§ **Instructions to follow**:
Count every line that holds the string "this", then give that number alone.

§ **Figure scripts**:
** START **

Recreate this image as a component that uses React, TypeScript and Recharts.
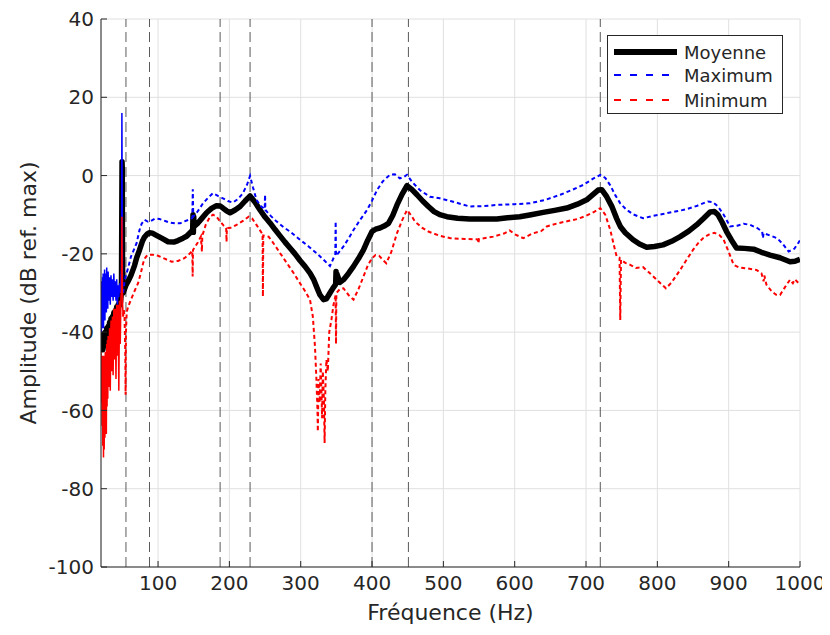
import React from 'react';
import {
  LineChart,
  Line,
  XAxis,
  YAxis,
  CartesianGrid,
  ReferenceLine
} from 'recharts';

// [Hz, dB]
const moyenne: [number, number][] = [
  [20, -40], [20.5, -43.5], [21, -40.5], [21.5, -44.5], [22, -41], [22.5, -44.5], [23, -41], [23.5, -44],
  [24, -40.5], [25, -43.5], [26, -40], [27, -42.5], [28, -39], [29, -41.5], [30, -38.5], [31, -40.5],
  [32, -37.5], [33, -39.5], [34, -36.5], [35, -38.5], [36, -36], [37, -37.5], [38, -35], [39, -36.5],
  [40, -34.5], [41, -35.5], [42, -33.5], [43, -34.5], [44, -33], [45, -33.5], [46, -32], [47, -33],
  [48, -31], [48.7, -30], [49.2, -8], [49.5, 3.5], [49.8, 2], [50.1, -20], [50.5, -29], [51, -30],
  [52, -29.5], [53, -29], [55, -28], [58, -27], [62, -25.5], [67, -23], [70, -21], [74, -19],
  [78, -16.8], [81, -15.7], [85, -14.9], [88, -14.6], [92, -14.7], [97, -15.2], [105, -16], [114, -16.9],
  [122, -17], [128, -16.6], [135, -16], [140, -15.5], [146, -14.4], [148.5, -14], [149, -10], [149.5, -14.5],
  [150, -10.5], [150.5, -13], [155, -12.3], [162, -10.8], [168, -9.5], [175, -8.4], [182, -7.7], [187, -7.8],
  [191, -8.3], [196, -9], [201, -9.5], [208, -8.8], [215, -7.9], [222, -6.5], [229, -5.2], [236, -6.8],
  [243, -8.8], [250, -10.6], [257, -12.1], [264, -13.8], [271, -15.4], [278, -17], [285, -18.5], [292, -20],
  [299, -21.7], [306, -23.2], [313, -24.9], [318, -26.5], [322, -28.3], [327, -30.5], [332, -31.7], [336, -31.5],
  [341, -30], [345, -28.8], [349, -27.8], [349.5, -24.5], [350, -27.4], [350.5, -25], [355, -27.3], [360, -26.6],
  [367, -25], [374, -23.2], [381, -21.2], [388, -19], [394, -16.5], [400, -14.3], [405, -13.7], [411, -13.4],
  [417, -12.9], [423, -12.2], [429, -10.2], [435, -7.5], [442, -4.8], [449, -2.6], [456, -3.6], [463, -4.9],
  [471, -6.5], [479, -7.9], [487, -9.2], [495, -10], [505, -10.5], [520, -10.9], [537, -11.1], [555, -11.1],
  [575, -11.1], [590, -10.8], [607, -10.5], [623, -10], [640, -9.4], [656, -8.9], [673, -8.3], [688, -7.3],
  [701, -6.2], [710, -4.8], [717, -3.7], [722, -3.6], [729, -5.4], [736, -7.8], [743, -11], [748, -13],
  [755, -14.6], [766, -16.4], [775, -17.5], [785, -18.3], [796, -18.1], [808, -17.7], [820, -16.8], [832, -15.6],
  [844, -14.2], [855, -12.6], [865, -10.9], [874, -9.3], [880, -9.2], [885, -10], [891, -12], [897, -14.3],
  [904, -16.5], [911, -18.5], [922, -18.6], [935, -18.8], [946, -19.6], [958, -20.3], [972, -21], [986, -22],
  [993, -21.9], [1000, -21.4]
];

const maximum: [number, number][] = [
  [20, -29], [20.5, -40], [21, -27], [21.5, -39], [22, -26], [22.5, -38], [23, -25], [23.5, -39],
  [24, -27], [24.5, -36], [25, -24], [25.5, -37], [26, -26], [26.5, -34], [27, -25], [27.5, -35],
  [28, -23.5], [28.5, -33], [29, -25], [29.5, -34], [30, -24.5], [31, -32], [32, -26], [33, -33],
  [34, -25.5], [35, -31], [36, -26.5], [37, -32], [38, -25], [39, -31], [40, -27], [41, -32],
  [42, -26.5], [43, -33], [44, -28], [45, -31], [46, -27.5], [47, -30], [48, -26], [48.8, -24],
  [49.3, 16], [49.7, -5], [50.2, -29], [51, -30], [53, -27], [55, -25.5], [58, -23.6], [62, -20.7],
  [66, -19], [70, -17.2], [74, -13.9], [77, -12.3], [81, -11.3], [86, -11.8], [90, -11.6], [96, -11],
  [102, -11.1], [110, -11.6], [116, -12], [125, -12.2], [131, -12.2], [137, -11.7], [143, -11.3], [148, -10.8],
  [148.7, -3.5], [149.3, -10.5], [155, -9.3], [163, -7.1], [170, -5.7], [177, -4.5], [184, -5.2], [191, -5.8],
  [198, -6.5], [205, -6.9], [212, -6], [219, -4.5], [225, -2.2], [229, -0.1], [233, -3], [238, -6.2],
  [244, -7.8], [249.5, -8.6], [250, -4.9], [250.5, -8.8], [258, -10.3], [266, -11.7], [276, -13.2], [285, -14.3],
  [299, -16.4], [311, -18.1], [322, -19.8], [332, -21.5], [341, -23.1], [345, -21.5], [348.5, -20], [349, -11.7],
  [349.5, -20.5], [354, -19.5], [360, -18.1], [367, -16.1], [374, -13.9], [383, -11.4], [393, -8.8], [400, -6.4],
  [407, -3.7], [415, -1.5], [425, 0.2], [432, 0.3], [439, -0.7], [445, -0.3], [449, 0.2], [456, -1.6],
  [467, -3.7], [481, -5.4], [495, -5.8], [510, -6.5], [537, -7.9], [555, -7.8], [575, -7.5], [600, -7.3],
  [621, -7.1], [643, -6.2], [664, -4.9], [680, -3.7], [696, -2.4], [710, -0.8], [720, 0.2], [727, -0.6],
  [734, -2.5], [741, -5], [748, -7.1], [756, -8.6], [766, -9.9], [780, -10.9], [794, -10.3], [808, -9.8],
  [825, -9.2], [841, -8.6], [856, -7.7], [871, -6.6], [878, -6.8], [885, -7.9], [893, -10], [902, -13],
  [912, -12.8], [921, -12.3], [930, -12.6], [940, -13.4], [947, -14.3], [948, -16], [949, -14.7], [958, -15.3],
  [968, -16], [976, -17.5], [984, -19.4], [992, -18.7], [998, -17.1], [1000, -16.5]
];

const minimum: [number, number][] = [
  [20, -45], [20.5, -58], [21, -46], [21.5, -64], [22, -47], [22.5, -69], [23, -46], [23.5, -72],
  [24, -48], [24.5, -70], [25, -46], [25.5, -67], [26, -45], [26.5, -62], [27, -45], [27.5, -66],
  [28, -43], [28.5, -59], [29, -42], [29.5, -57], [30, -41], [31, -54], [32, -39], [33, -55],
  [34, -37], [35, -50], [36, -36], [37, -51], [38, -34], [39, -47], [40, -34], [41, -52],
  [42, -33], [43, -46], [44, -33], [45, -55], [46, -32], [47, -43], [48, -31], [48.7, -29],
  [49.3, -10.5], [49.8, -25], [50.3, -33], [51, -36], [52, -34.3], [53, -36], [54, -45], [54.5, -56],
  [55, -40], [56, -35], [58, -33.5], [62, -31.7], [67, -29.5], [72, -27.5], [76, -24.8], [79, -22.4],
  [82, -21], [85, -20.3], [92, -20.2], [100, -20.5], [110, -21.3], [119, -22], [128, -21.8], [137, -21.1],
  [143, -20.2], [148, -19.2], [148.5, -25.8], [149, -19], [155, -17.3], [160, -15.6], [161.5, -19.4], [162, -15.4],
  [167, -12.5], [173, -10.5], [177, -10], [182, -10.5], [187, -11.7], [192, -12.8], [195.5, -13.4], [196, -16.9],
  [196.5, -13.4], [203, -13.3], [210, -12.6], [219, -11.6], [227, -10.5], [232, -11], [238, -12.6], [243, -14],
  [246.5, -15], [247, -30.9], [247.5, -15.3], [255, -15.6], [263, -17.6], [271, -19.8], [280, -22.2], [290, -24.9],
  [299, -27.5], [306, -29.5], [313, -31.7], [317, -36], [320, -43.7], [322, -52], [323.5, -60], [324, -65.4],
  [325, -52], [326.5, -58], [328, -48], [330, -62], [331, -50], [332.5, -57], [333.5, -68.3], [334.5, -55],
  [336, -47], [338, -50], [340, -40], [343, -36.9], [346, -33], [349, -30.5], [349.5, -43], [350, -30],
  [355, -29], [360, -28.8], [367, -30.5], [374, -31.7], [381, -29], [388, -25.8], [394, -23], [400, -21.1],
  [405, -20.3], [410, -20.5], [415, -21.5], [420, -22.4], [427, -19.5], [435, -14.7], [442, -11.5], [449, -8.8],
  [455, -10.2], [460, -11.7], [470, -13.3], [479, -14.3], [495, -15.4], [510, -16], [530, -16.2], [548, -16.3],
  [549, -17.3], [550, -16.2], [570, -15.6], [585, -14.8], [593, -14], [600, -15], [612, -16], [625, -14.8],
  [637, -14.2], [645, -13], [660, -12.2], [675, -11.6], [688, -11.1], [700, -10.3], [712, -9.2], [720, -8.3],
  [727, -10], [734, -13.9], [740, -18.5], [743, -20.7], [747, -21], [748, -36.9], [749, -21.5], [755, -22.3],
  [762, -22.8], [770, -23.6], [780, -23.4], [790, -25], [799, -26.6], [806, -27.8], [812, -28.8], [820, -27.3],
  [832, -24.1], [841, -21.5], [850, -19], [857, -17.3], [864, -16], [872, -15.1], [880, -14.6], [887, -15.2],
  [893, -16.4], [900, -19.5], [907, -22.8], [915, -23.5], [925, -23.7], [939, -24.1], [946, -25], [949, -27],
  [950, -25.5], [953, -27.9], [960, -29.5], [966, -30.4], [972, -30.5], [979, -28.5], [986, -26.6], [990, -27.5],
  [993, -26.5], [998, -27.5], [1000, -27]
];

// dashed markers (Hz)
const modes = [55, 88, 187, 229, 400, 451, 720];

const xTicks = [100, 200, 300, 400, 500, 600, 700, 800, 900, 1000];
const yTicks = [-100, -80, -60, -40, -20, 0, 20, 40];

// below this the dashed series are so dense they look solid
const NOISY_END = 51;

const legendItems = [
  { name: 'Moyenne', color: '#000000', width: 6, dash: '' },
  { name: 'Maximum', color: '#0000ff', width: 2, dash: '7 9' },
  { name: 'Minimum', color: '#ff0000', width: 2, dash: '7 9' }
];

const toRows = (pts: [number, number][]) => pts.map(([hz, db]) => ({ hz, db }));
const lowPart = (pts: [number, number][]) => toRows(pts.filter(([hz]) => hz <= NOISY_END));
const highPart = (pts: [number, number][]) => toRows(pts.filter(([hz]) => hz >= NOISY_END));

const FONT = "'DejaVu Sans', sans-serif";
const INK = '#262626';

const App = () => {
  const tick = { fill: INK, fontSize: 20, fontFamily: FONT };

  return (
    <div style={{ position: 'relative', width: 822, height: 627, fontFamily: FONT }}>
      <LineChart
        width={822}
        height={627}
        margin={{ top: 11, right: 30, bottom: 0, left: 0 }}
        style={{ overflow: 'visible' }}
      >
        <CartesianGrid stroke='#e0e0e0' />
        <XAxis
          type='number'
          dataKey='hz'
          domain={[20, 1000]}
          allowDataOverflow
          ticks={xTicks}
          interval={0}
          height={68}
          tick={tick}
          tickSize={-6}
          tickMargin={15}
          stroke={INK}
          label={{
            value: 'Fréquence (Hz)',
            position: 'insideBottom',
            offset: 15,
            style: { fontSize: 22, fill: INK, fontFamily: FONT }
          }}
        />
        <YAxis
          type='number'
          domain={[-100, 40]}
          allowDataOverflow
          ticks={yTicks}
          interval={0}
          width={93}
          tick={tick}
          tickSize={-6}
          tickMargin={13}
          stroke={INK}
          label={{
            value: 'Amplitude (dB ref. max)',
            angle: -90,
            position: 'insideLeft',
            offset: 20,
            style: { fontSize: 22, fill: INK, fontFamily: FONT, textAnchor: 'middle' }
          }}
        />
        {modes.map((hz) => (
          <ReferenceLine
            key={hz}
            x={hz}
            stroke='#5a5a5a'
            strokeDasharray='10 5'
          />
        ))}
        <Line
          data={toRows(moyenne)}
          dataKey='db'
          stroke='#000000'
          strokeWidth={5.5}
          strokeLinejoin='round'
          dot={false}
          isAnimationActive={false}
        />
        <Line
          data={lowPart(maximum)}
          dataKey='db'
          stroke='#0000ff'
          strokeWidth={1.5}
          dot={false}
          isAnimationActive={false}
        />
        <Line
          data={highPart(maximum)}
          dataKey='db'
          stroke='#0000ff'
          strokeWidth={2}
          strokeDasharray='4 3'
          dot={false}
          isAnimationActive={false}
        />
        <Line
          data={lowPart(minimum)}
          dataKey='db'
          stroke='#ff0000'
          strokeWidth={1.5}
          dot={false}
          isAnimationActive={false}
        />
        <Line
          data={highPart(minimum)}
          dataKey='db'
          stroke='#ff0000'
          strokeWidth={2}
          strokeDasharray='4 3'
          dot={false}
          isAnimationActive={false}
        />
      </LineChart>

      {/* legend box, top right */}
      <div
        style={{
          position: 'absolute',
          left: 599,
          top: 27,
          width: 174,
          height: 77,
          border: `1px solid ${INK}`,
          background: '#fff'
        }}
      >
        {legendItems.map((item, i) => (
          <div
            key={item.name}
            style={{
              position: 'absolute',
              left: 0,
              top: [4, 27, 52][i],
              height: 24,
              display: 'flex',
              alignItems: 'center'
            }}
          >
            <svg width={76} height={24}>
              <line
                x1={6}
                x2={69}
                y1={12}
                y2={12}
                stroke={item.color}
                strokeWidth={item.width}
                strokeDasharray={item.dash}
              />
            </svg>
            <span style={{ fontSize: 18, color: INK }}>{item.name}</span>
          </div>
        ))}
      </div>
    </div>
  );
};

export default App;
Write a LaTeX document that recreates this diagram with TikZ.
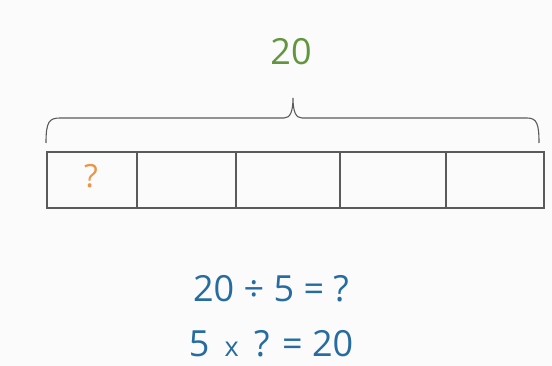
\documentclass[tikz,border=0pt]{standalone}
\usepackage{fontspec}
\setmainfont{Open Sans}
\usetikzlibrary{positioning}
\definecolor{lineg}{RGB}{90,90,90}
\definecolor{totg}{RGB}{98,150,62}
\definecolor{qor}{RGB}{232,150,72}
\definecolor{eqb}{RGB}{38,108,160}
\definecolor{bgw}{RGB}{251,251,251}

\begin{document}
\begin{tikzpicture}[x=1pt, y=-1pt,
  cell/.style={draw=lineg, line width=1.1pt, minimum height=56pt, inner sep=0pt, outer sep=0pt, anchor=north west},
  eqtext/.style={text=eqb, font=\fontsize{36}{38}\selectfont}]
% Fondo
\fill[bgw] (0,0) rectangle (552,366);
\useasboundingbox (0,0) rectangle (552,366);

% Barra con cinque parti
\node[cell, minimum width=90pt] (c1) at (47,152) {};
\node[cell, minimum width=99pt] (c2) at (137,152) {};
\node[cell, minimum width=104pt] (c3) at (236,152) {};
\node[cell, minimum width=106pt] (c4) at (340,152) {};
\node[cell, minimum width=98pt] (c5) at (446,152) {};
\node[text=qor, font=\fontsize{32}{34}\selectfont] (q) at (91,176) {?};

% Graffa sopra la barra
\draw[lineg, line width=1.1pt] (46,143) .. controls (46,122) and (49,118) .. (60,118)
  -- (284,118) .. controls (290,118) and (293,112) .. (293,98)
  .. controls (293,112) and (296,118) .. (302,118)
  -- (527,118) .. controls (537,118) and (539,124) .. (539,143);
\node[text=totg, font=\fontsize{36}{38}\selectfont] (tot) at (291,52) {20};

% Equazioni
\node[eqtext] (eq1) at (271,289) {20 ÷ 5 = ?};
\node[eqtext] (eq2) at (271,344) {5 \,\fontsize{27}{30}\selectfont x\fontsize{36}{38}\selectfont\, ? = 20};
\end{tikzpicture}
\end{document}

** END **

§ **Result below**:
3